User Reviews (6)

Add a Review

  • Tweekums28 February 2018
    This French crime drama features nine self-contained stories. In each Police Commissioner Martin, a Parisian detective, and his team investigate various murders. Unusually for such a series in most episodes the identity of the killer is not hidden from the viewer. The stories are nicely varied with some fairly original murders; in one a killer targets women with a crossbow and in another the killer shoots seven people on a bus with a silenced weapon before getting off unnoticed.

    Thierry Godard, best known in the UK as 'Spiral's' Gilou, does a fine job as Martin and he is ably supported by a fairly small cast of regular characters as well as those who only appear in single episodes.

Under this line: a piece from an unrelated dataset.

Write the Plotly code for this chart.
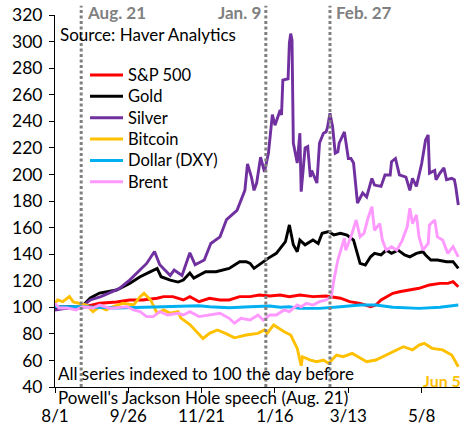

One might think that having the viewer know the killer's identity would be a problem but frequently it serves to raise the tension as we can see what they are doing to make things difficult for the police. The cases are interesting and feature some surprises and away from the cases Martin has a somewhat complicated love life. The only real disappointment was the sudden feel to the ending of the final episode; it felt as though more episodes were planned but not made.

    These comments are based on watching the series in French with English subtitles.
  • Well, it's French, so keep your hand on the FF button. En France, they like the females pretty and willing, but Martin, our Chief Investigator learns that it's not so easy to juggle 3 girlfriends, and then try to 'settle down' with one. This is the backdrop to the bizarre cases he has to solve. In the second episode, we are confronted with a vicious cold-blooded female killer who is working from a list of people she needs to eliminate. She is also pretty, wealthy, married to a diplomat, and has powerful friends-this makes her a difficult target, even when Martin & Co. Figure her out. Real twist ending!

    Episode 3 was stunning. Several blond females are abducted & disappear over a period of time, but the most recent is drugged, questioned & left alive by the culprit. Some similar cases are catalogued and the hunt for the guilty party begins. One of the surviving husbands begins an affair with Martin's pretty blond assistant. Soon, a bizarre link unfolds that requires many trips and re-interviewing of relatives & colleagues. You won't guess this one, I assure you. Very unique sequences tie this one together. Reminds me, in style, of the Brit series AMNESIA, which found a terrific way to pull the rug from under you.

    In Euro series, we don't get the bland characters & cardboard endings of U. S. mystery entries. Time is spent developing these very human characters, but not at the expense of suspending plot progression. I thought I knew all the tricks of these Euro scripts, but this one has me reeling.
  • A french detective series called "Dead Beautiful" on Walter presents. I call it "Les Fous." So far in episode 1 and 2 the murderer has acted beyond bizarrely and escalated said behavior as the story went on. Despite leaving gargantuan clues behind them the cops seem flat footed. The murderer gets more and more rash and the cops are always 2 steps behind. They do come up with the motive early on, and the motive is as crazy as the killers. It does have Thierry Goddard from "Engrenages" and "A French Village" and the love life is casually french with at least three of the women pregnant by episode 2.
  • Unfortunately the series was just too short. Look forward to more.
  • jeffpsy29 April 2023
    I am amazed that only recently did I discover Les Dames (translated as Dead Beautiful for the American audience), even though its last episode aired seven years ago! This show is a hidden gem that ran for six years from 2010 to 2015. It has apparently slipped through the cracks, because it should have the same kind of cult following as Spiral (the Paris police procedural that launched the career of actor Thierry Godard). I found Les Dames on the PBS Masterpiece platform in America.

    Les Dames is smart, serious, sometimes sexy, and never talks down to the audience with its mature themes. The ensemble cast in which women predominate, is fabulous, with consistently good acting.

    Les Dames operates on two levels: First, there are the homicide cases, typically odd, eccentric, but ultimately plausible. On the second level, there is police inspector Martin and his very complicated relationships with the women in his life, many of whom he has slept with, all of whom he is very attached to. Thierry Goddard, who lacked top billing in Spiral, pulls off his lead role in Les Dames perfectly. The series is a kind of melange of Helen Mirren's Prime Suspect, and Truffaut's The Man Who Loved Women. I highly recommend it!
  • Two or three of the episodes are top notch. Others are good enough. But mixed into this erratic fare are some that are disappointing. I imagine that if you are more forgiving of the central character's inability to decline sex with anything in a skirt, no matter what trouble it will get him into, let alone the hurt inflicted on others, you might be a little less frustrated with some of the story lines.